Y yo no quiero ser tolerante, ni quiero que mis hijos lo sean. No quiero que toleren, sino que asuman y respeten todas las realidades –todas- que existen a nuestro alrededor; y que no juzguen. Que no interpreten, que no miren por encima del hombro, ni por debajo tampoco. No quiero que miren para otro lado como si el mundo no fuera con ellos, sino que entiendan que no todos somos iguales –ni tenemos por qué serlos, afortunadamente- y que valoren más las semejanzas que las diferencias. Que todas las creencias, todas las ideologías, todas las culturas, todos los sentimientos y todas las personas merecen el mismo trato y el mismo respeto. Y la misma dignidad.

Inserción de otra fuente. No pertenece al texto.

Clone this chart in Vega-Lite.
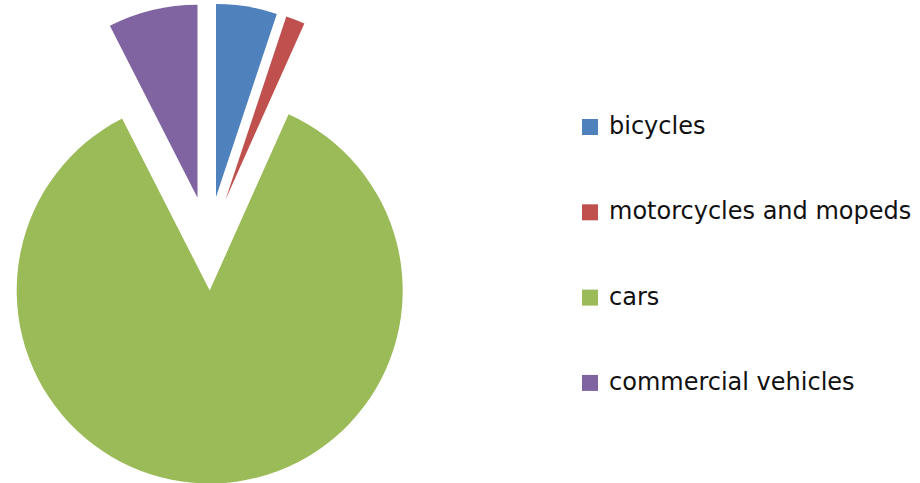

Claro que, en el país de lo políticamente correcto, es mucho más entretenido subirnos por las ramas que talar los árboles podridos. Y es muchísimo más divertido jugar a tirar la piedra y a esconder la mano. Total, para eso están las redes sociales, para que caigamos en la telaraña del odio y del insulto.

En cuanto a Sethlas, la drag canaria –no quiero criticarla, no quiero criticarla-no hizo más que jugar al juego de la tolerancia. Ella misma lo dijo, “buscaba polémica y lo he conseguido”; se alzó con la corona de reinona, y en cuanto la tuvo se santiguó en el escenario. Quiere ser profesor de religión, y se declara agnóstico.

Ya ve usted el lío que tiene esta criatura en la cabeza. El mismo lío que el obispo de Canarias, que lamenta más la actuación de la drag que el accidente de Spanair. El mismo lío que los del pene, la vulva, y el encorsetamiento ilustrado del sexo único.

Desde luego, hay cosas que no se pueden tolerar.